Enttäuscht stand ich mit meinen Bildern auf dem Neuen Meßplatz in Mannheim. Die Galerie des Herrn Bischof war geschlossen, und meinen Zug hatte ich auch verpaßt. Sollte ich warten? Oder auf den Rummel gehen? Schon zog mich der Menschenstrom mit. Auf einmal stand ich vor einem Ding, das wie ein Kraftmesser aussah. Man schob mich nach vorne. Ein vornehmer Herr nahm mir meine Bilder ab. Ich wehrte mich, wurde aber nur noch heftiger zu dem seltsamen Apparat hingedrängt. Der Herr hatte meine Mappe bereits aufgebunden und steckte das erste Bild in den Apparat. Lämpchen leuchteten auf, Zahlen funkelten: 100, 200, 300… Bei 1500 blieb der Zauber stehen. Die Menschen um mich herum jubelten. Dann wurde das zweite Bild hineingelegt. Wieder blitzten Lichter und Zahlen. Diesmal ging es bis 1800. Das Geschrei wurde unerträglich. Die Prozedur wiederholte sich noch fünfmal. Mehr Bilder hatte ich nicht mitgenommen. Und immer diese hohen Zahlen!
Da kam ein merkwürdiger langer Herr auf mich zu. „Ich bin Franz Joseph Bischof.“ Gerade Herrn Bischof wollte ich ja meine Bilder zeigen, deswegen war ich nach Mannheim gekommen. Ich war noch nicht aus dem Staunen heraus, als er sagte: „Ein Bekannter von mir, Physiker und Mathematiker, hat dieses elektronische Gerät entwickelt.“ Er zeigte dabei auf den vornehmen Herrn, der noch an dem Apparat beschäftigt war. „Durch seine Erfindung ist es zum erstenmal in der Geschichte möglich, Bilder objektiv auszuwerten. Wir sind damit vom Geschmack und anderen anerzogenen oder erworbenen Kriterien unabhängig geworden. Jetzt können wir unter das Volk gehen, wie hier auf dem Rummelplatz, und die echten Kunstwerke holen. Wir müssen nicht mehr auf das Auskristallisieren einer Tendenz, eines Stils oder auf ähnliches warten. Das Werturteil ist da! Ihre Bilder haben sehr hohe Zahlen erreicht. Ich gratuliere Ihnen und möchte gerne die Alleinvertretung Ihrer Werke übernehmen.“
Die Leute um uns wollten auf einmal alle Autogramme von mir haben. Ein Vertrag wurde auch gleich unterzeichnet. Ich verließ den Rummelplatz zufrieden und als berühmter Maler. Eine Ausstellung fand kurz danach statt und wurde ein voller Erfolg.

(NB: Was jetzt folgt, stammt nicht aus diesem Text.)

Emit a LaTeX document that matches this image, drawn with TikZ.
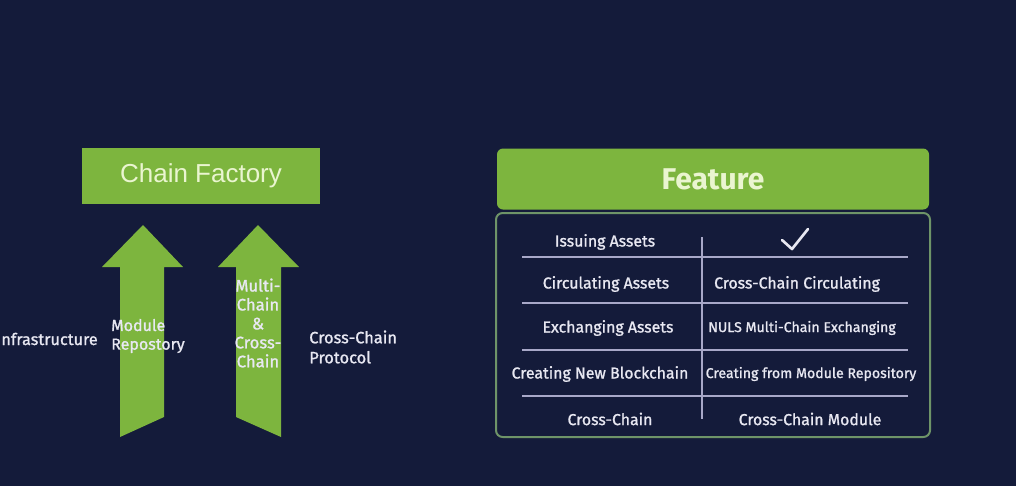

Als das Jahr unseres Stipendiums abgelaufen war, packte ich beruhigt meine Koffer. Herr Bischof sollte während meines Aufenthaltes in Argentinien die Geschäfte weiterführen.
Zwei jahre vergingen. Ich malte fleißig weiter und staunte, daß Herr Bischof gar nichts von sich hören ließ. Deswegen eilte ich, als wir nach Deutschland zurückgekehrt waren, gleich nach Mannheim.
Die Galerie von Herrn Bischof war endgültig geschlossen. Ich erkundigte mich überall, aber niemand wollte darüber sprechen. Endlich, nach mühsamer Detektivarbeit, erführ ich: Kurz nach der Abfahrt, als der Kritikautomat wieder aufgestellt worden war, um neue Künstler aufzuspüren, entstand ein Gedränge. Die jungen Leute wollten Bilder aus der Kunsthalle dem Gerät zur Beurteilung vorführen, und nach einer Diskussion, ob man den empfindlichen Apparat oder die wertvollen Bilder transportieren sollte, geschah es: Jemand packte den Automaten und kippte ihn um. Nicht nur das Gerät zerbrach, sondern auch der Erfinder starb kurz darauf, wahrscheinlich versagte sein Herz. Herr Bischof bekam Depressionen, und wenn er vor Traurigkeit nicht gestorben ist, so döst er noch im Irrenhaus.
Ich aber hoffe noch immer, daß irgendwann einmal der Kritikautomat wieder konstruiert und aufgestellt werden wird.